━━━━━ Provided material
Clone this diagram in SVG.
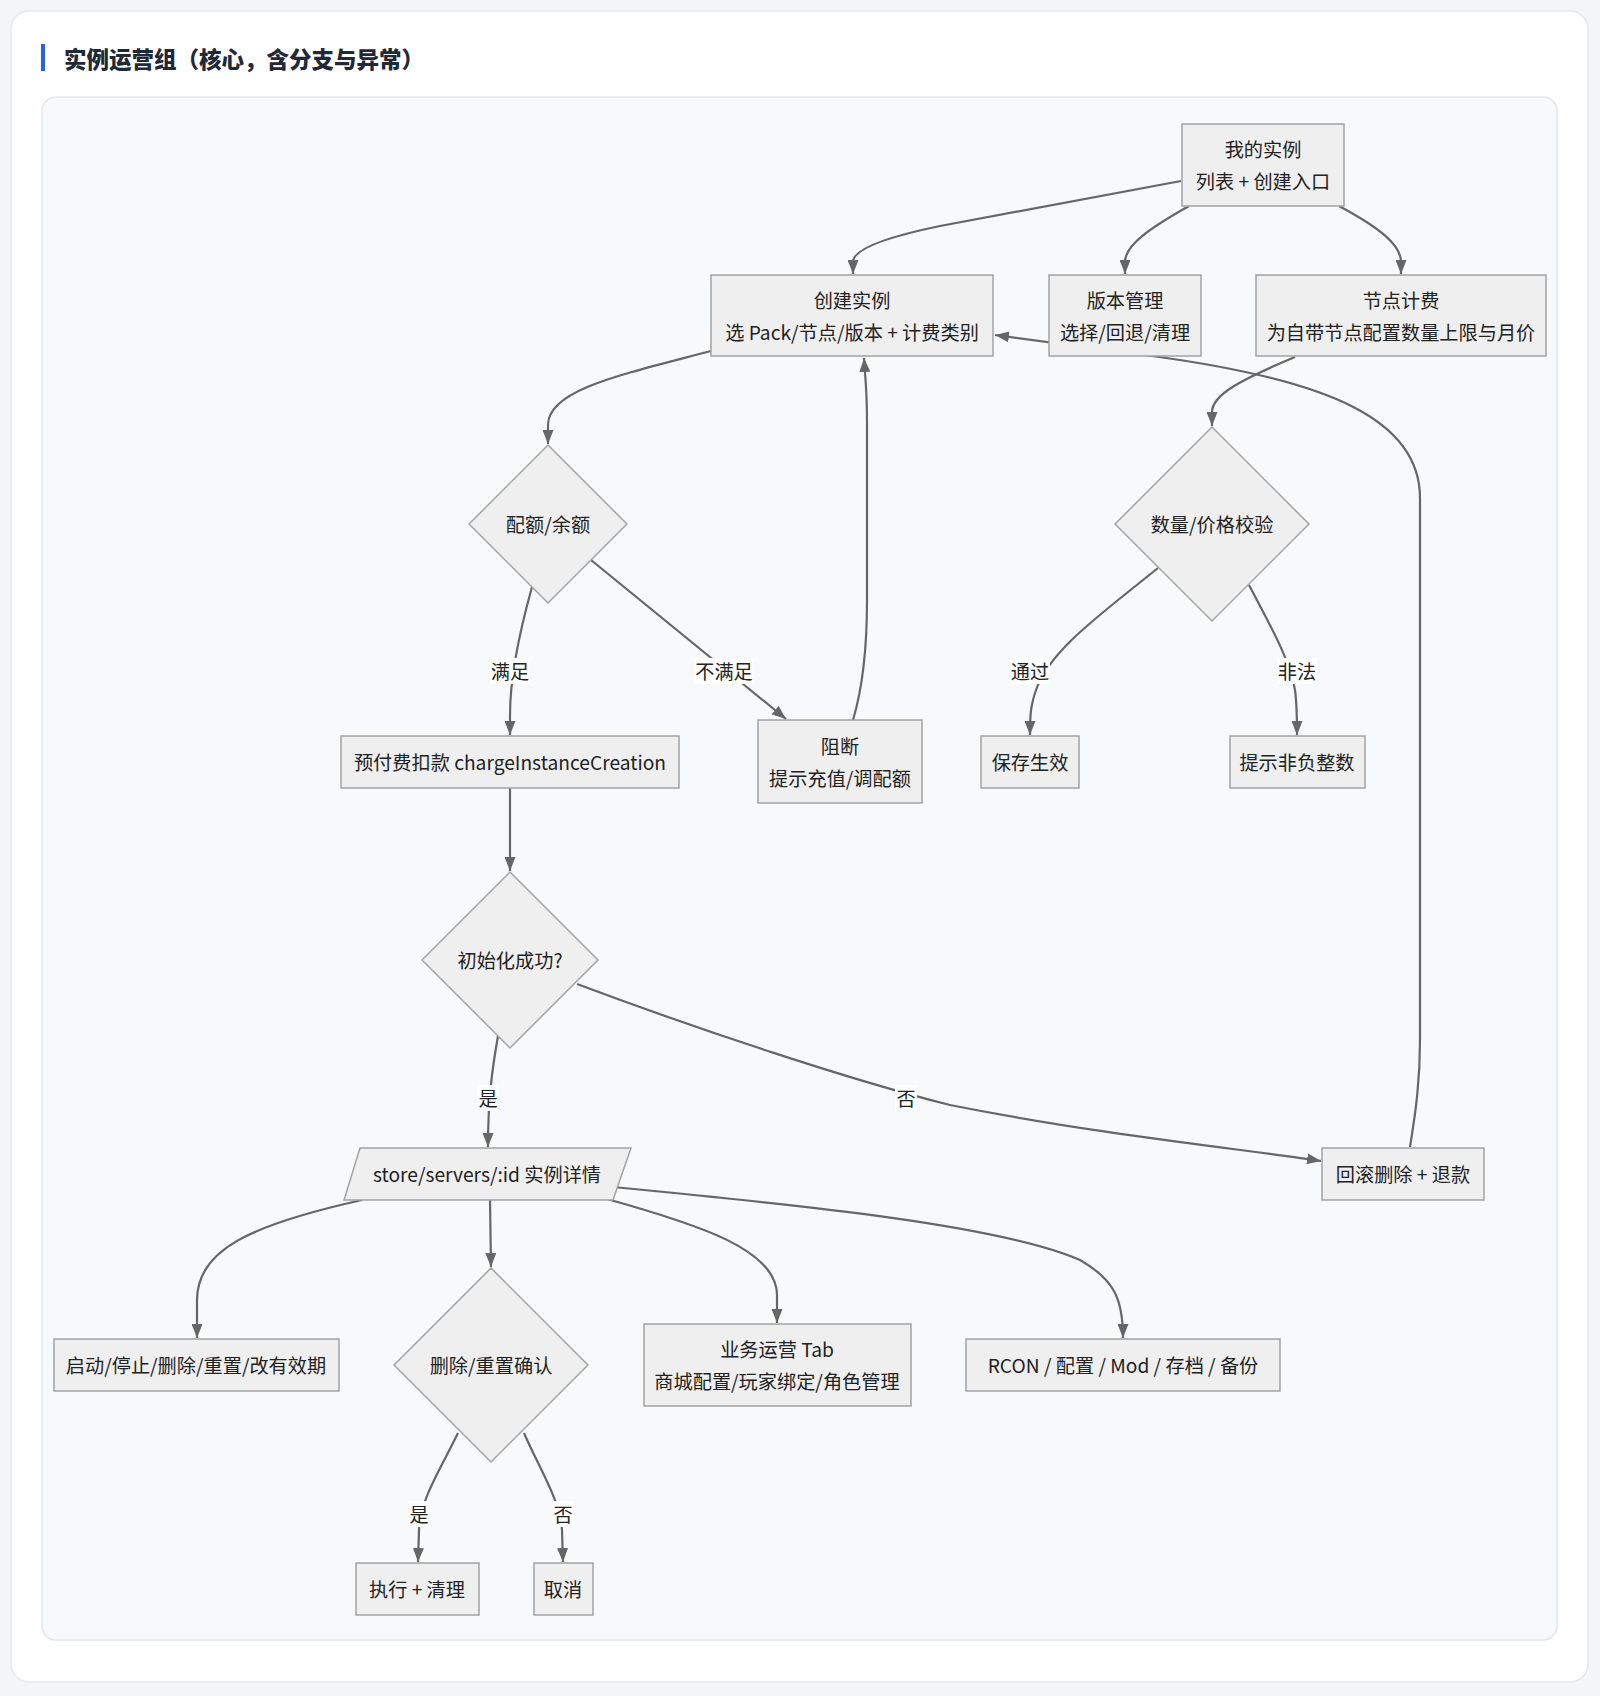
<svg xmlns="http://www.w3.org/2000/svg" width="1600" height="1696" viewBox="0 0 1600 1696">
<defs>
<style>
.node rect,.node polygon{fill:#efefef;stroke:#a3a3a3;stroke-width:1.5}
.t{font-family:"Noto Sans CJK SC","Noto Sans",sans-serif;font-size:19.2px;fill:#222;text-anchor:middle;dominant-baseline:central}
.e{fill:none;stroke:#666;stroke-width:2.2}
.lb{fill:#ffffff}
</style>
<marker id="arr" viewBox="0 0 14 11" refX="14" refY="5.5" markerWidth="14" markerHeight="11" markerUnits="userSpaceOnUse" orient="auto">
<path d="M0,0 L14,5.5 L0,11 z" fill="#666"/>
</marker>
</defs>
<rect x="0" y="0" width="1600" height="1696" fill="#f4f5f7"/>
<rect x="11" y="11" width="1577" height="1671" rx="18" fill="#ffffff" stroke="#e5e7eb" stroke-width="1.5"/>
<rect x="41" y="44" width="4" height="27" fill="#2563eb"/>
<text x="64" y="58" font-family="'Noto Sans CJK SC','Noto Sans',sans-serif" font-size="22.5" font-weight="900" fill="#1f2937" dominant-baseline="central">实例运营组（核心，含分支与异常）</text>
<rect x="42" y="97" width="1515" height="1543" rx="14" fill="#f8f9fb" stroke="#e5e7eb" stroke-width="1.5"/>

<g id="connectors">
<path class="e" d="M1181,181 L940,226 Q853,244 853,262 L853,274" marker-end="url(#arr)"/>
<path class="e" d="M1189,206 C1150,228 1125,245 1125,262 L1125,274" marker-end="url(#arr)"/>
<path class="e" d="M1339,206 C1380,228 1401,245 1401,262 L1401,274" marker-end="url(#arr)"/>
<path class="e" d="M1410,1147 C1416,1110 1420,1080 1420,1040 L1420,498 C1420,420 1330,380 1152,356 L995,335" marker-end="url(#arr)"/>
<path class="e" d="M1295,357 C1240,380 1212,395 1212,412 L1212,426" marker-end="url(#arr)"/>
<path class="e" d="M711,351 C620,375 548,390 548,425 L548,444" marker-end="url(#arr)"/>
<path class="e" d="M532,587 C520,630 510,680 510,715 L510,735" marker-end="url(#arr)"/>
<path class="e" d="M591,560 L786,719" marker-end="url(#arr)"/>
<path class="e" d="M853,720 C862,690 867,650 867,600 L867,420 C867,390 865,375 864,358" marker-end="url(#arr)"/>
<path class="e" d="M1158,568 C1100,615 1050,650 1036,690 C1031,705 1030,712 1030,735" marker-end="url(#arr)"/>
<path class="e" d="M1249,585 C1270,625 1290,660 1295,690 C1297,705 1297,712 1297,735" marker-end="url(#arr)"/>
<path class="e" d="M510,788 L510,871" marker-end="url(#arr)"/>
<path class="e" d="M498,1036 C492,1070 488,1100 488,1147" marker-end="url(#arr)"/>
<path class="e" d="M577,984 C700,1030 850,1080 950,1105 C1100,1135 1250,1150 1321,1161" marker-end="url(#arr)"/>
<path class="e" d="M362,1200 C250,1225 197,1250 197,1300 L197,1338" marker-end="url(#arr)"/>
<path class="e" d="M490,1200 L491,1267" marker-end="url(#arr)"/>
<path class="e" d="M607,1199 C700,1225 777,1250 777,1295 L777,1323" marker-end="url(#arr)"/>
<path class="e" d="M613,1187 C800,1205 1000,1225 1080,1260 C1115,1280 1123,1300 1123,1338" marker-end="url(#arr)"/>
<path class="e" d="M458,1433 C440,1470 420,1500 419,1530 L418,1562" marker-end="url(#arr)"/>
<path class="e" d="M524,1433 C540,1470 560,1500 562,1530 L563,1562" marker-end="url(#arr)"/>
<g id="edge-labels">
<rect class="lb" x="490" y="658" width="40" height="26"/><text class="t" x="510" y="671">满足</text>
<rect class="lb" x="694" y="658" width="60" height="26"/><text class="t" x="724" y="671">不满足</text>
<rect class="lb" x="1010" y="658" width="40" height="26"/><text class="t" x="1030" y="671">通过</text>
<rect class="lb" x="1277" y="658" width="40" height="26"/><text class="t" x="1297" y="671">非法</text>
<rect class="lb" x="477" y="1085" width="22" height="26"/><text class="t" x="488" y="1098">是</text>
<rect class="lb" x="895" y="1085" width="22" height="26"/><text class="t" x="906" y="1098">否</text>
<rect class="lb" x="408" y="1501" width="22" height="26"/><text class="t" x="419" y="1514">是</text>
<rect class="lb" x="552" y="1501" width="22" height="26"/><text class="t" x="563" y="1514">否</text>
</g>
</g>

<g id="n-my" class="node"><rect x="1182" y="124" width="162" height="82"/><text class="t" x="1263" y="149">我的实例</text><text class="t" x="1263" y="181">列表 + 创建入口</text></g>
<g id="n-create" class="node"><rect x="711" y="275" width="282" height="81"/><text class="t" x="852" y="300">创建实例</text><text class="t" x="852" y="332">选 Pack/节点/版本 + 计费类别</text></g>
<g id="n-version" class="node"><rect x="1049" y="275" width="152" height="81"/><text class="t" x="1125" y="300">版本管理</text><text class="t" x="1125" y="332">选择/回退/清理</text></g>
<g id="n-billing" class="node"><rect x="1256" y="275" width="290" height="81"/><text class="t" x="1401" y="300">节点计费</text><text class="t" x="1401" y="332">为自带节点配置数量上限与月价</text></g>
<g id="n-quota" class="node"><polygon points="548,445 627,524 548,603 469,524"/><text class="t" x="548" y="524">配额/余额</text></g>
<g id="n-validate" class="node"><polygon points="1212,427 1309,524 1212,621 1115,524"/><text class="t" x="1212" y="524">数量/价格校验</text></g>
<g id="n-charge" class="node"><rect x="341" y="736" width="338" height="52"/><text class="t" x="510" y="762">预付费扣款 chargeInstanceCreation</text></g>
<g id="n-block" class="node"><rect x="758" y="720" width="164" height="83"/><text class="t" x="840" y="746">阻断</text><text class="t" x="840" y="778">提示充值/调配额</text></g>
<g id="n-save" class="node"><rect x="981" y="736" width="98" height="52"/><text class="t" x="1030" y="762">保存生效</text></g>
<g id="n-hint" class="node"><rect x="1230" y="736" width="135" height="52"/><text class="t" x="1297" y="762">提示非负整数</text></g>
<g id="n-init" class="node"><polygon points="510,872 598,960 510,1048 422,960"/><text class="t" x="510" y="960">初始化成功?</text></g>
<g id="n-detail" class="node"><polygon points="360,1148 631,1148 613,1200 344,1200"/><text class="t" x="487" y="1174">store/servers/:id 实例详情</text></g>
<g id="n-rollback" class="node"><rect x="1322" y="1148" width="162" height="52"/><text class="t" x="1403" y="1174">回滚删除 + 退款</text></g>
<g id="n-ops" class="node"><rect x="54" y="1339" width="285" height="52"/><text class="t" x="196" y="1365">启动/停止/删除/重置/改有效期</text></g>
<g id="n-confirm" class="node"><polygon points="491,1268 588,1365 491,1462 394,1365"/><text class="t" x="491" y="1365">删除/重置确认</text></g>
<g id="n-biz" class="node"><rect x="644" y="1324" width="267" height="82"/><text class="t" x="777" y="1349">业务运营 Tab</text><text class="t" x="777" y="1381">商城配置/玩家绑定/角色管理</text></g>
<g id="n-rcon" class="node"><rect x="966" y="1339" width="314" height="52"/><text class="t" x="1123" y="1365">RCON / 配置 / Mod / 存档 / 备份</text></g>
<g id="n-exec" class="node"><rect x="356" y="1563" width="123" height="52"/><text class="t" x="417" y="1589">执行 + 清理</text></g>
<g id="n-cancel" class="node"><rect x="534" y="1563" width="59" height="52"/><text class="t" x="563" y="1589">取消</text></g>
</svg>
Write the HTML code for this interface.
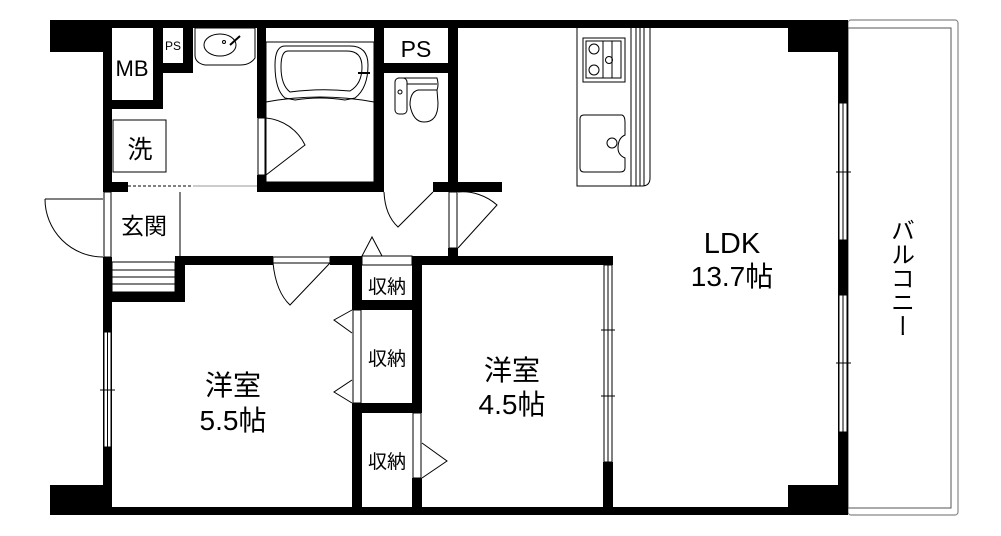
<!DOCTYPE html>
<html><head><meta charset="utf-8"><style>
html,body{margin:0;padding:0;background:#fff;}
svg{display:block}
text{font-family:"Liberation Sans","Noto Sans CJK JP",sans-serif;fill:#000}
</style></head><body>
<svg width="1001" height="536" viewBox="0 0 1001 536" xmlns="http://www.w3.org/2000/svg">
<rect width="1001" height="536" fill="#fff"/>
<rect x="848" y="20" width="110" height="495" rx="3" fill="none" stroke="#888" stroke-width="1.2"/>
<rect x="848" y="28" width="103" height="480" fill="none" stroke="#555" stroke-width="1"/>
<g fill="#000">
<rect x="50" y="20" width="798" height="8"/>
<rect x="50" y="507" width="798" height="8"/>
<rect x="50" y="20" width="53" height="32"/>
<rect x="50" y="485" width="62" height="30"/>
<rect x="788" y="20" width="60" height="32"/>
<rect x="788" y="485" width="60" height="30"/>
<rect x="838" y="20" width="10" height="495"/>
<rect x="103" y="20" width="9" height="172"/>
<rect x="103" y="257" width="9" height="258"/>
<rect x="153" y="28" width="10" height="81"/>
<rect x="103" y="100" width="60" height="9"/>
<rect x="163" y="63" width="30" height="10"/>
<rect x="183" y="28" width="10" height="45"/>
<rect x="103" y="182" width="25" height="10"/>
<rect x="257" y="28" width="9" height="90"/>
<rect x="257" y="175" width="9" height="17"/>
<rect x="257" y="182" width="127" height="10"/>
<rect x="374" y="28" width="10" height="164"/>
<rect x="433" y="182" width="69" height="10"/>
<rect x="448" y="28" width="10" height="164"/>
<rect x="384" y="63" width="64" height="10"/>
<rect x="448" y="248" width="10" height="17"/>
<rect x="175" y="257" width="10" height="45"/>
<rect x="103" y="292" width="82" height="10"/>
<rect x="175" y="256" width="98" height="9"/>
<rect x="330" y="256" width="32" height="9"/>
<rect x="412" y="256" width="201" height="9"/>
<rect x="352" y="256" width="10" height="54"/>
<rect x="352" y="403" width="10" height="112"/>
<rect x="412" y="256" width="10" height="157"/>
<rect x="412" y="478" width="10" height="37"/>
<rect x="352" y="300" width="70" height="10"/>
<rect x="352" y="403" width="70" height="10"/>
<rect x="603" y="256" width="10" height="9"/>
<rect x="603" y="462" width="10" height="53"/>
</g>
<g fill="none" stroke="#000" stroke-width="1">
<rect x="104" y="332" width="7" height="115" fill="#fff"/>
<line x1="107.5" y1="332" x2="107.5" y2="447"/>
<line x1="100" y1="390" x2="115" y2="390"/>
<rect x="839" y="103" width="8" height="137" fill="#fff"/>
<line x1="843" y1="103" x2="843" y2="240"/>
<line x1="836" y1="172" x2="851" y2="172"/>
<rect x="839" y="295" width="8" height="137" fill="#fff"/>
<line x1="843" y1="295" x2="843" y2="432"/>
<line x1="836" y1="363" x2="851" y2="363"/>
<rect x="604" y="265" width="8" height="197" fill="#fff"/>
<line x1="608" y1="265" x2="608" y2="462"/>
<line x1="601" y1="330" x2="615" y2="330"/>
<line x1="601" y1="396" x2="615" y2="396"/>
<!-- entry door -->
<rect x="104" y="192" width="7" height="65"/>
<line x1="45" y1="199" x2="103" y2="199"/>
<path d="M45 199 A58 58 0 0 0 103 257"/>
<line x1="180" y1="192" x2="180" y2="257"/>
<rect x="112" y="262" width="63" height="30"/>
<line x1="112" y1="270" x2="175" y2="270"/>
<line x1="112" y1="277" x2="175" y2="277"/>
<line x1="112" y1="284" x2="175" y2="284"/>
<line x1="128" y1="186" x2="193" y2="186" stroke-dasharray="3,2"/>
<line x1="193" y1="186" x2="257" y2="186" stroke="#999"/>
<rect x="113" y="120" width="53" height="52"/>
<path d="M195 28 L255 28 L255 58 Q250 65 240 65 L205 65 Q195 63 195 55 Z"/>
<ellipse cx="220" cy="45" rx="16" ry="11"/>
<circle cx="224" cy="42" r="1.5"/>
<line x1="230" y1="45" x2="240" y2="36" stroke-width="2"/>
<rect x="266" y="42" width="108" height="140" fill="none"/>
<path d="M285 46 L350 46 Q368 46 368 65 Q368 88 355 98 L345 100 Q320 96 295 100 L285 98 Q275 90 275 65 Q275 46 285 46 Z"/>
<path d="M288 51 L347 51 Q362 51 362 67 Q362 84 350 91 Q320 88 290 92 Q281 85 281 67 Q281 51 288 51 Z"/>
<path d="M266 102 Q320 92 374 102"/>
<line x1="358" y1="73" x2="370" y2="73" stroke-width="2"/>
<rect x="258" y="118" width="7" height="57"/>
<path d="M266 175 L305 145 A48 48 0 0 0 266 118"/>
<path d="M398 78 L437 78 Q439 85 437 90 L418 90 Q410 92 410 105 Q413 122 424 122 Q438 122 438 103 L437 90"/>
<rect x="395" y="78" width="12" height="36" rx="4"/>
<path d="M407 84 L437 84"/>
<circle cx="400" cy="92" r="2"/>
<path d="M384 192 Q385 215 398 227 L433 192"/>
<rect x="449" y="192" width="8" height="56"/>
<path d="M458 248 L497 205 A52 52 0 0 0 458 192"/>
<path d="M362 256 L372 237 L382 256"/>
<rect x="362" y="256" width="50" height="9"/>
<rect x="273" y="257" width="57" height="6"/>
<path d="M273 263 Q276 292 290 305 L330 263"/>
<rect x="353" y="310" width="8" height="93" fill="#fff"/>
<path d="M352 310 L334 320 L352 333"/>
<path d="M352 380 L334 392 L352 403"/>
<rect x="413" y="413" width="8" height="65" fill="#fff"/>
<path d="M422 443 L447 461 L422 478"/>
<path d="M577 28 L577 186 L642 186 Q650 186 650 178 L650 28"/>
<line x1="631" y1="28" x2="631" y2="186"/>
<line x1="636" y1="28" x2="636" y2="186"/>
<line x1="640" y1="28" x2="640" y2="186"/>
<line x1="644" y1="28" x2="644" y2="186"/>
<rect x="583" y="38" width="42" height="44"/>
<rect x="586" y="41" width="35" height="37"/>
<circle cx="594" cy="49" r="5"/>
<circle cx="594" cy="70" r="5"/>
<circle cx="609" cy="60" r="3.5"/>
<line x1="603" y1="41" x2="603" y2="78"/>
<line x1="612" y1="41" x2="612" y2="78"/>
<path d="M584 115 L622 115 Q625 116 625 122 L625 135 Q618 138 618 148 Q618 155 625 158 L625 168 Q625 172 620 172 L584 172 Q580 172 580 168 L580 119 Q580 115 584 115 Z"/>
<circle cx="612" cy="143" r="5"/>
</g>
<text x="132" y="76" font-size="22" text-anchor="middle">MB</text>
<text x="173" y="50" font-size="12" text-anchor="middle">PS</text>
<text x="416" y="57" font-size="23" text-anchor="middle">PS</text>
<text x="140" y="158" font-size="25" text-anchor="middle">洗</text>
<text x="144" y="234" font-size="23" text-anchor="middle">玄関</text>
<text x="387" y="293" font-size="19" text-anchor="middle">収納</text>
<text x="387" y="365" font-size="19" text-anchor="middle">収納</text>
<text x="387" y="468" font-size="19" text-anchor="middle">収納</text>
<text x="233" y="395" font-size="28" text-anchor="middle">洋室</text>
<text x="233" y="430" font-size="28" text-anchor="middle">5.5帖</text>
<text x="512" y="380" font-size="28" text-anchor="middle">洋室</text>
<text x="512" y="414" font-size="28" text-anchor="middle">4.5帖</text>
<text x="732" y="253" font-size="29" text-anchor="middle">LDK</text>
<text x="732" y="286" font-size="28" text-anchor="middle">13.7帖</text>
<text x="900" y="218" font-size="24" style="writing-mode:vertical-rl;text-orientation:upright">バルコニー</text>
</svg>
</body></html>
━━━━━━━━━━
Problem statement.
Work out how many lines above have the string "this" in them, and give only the number.

Exercise output.
2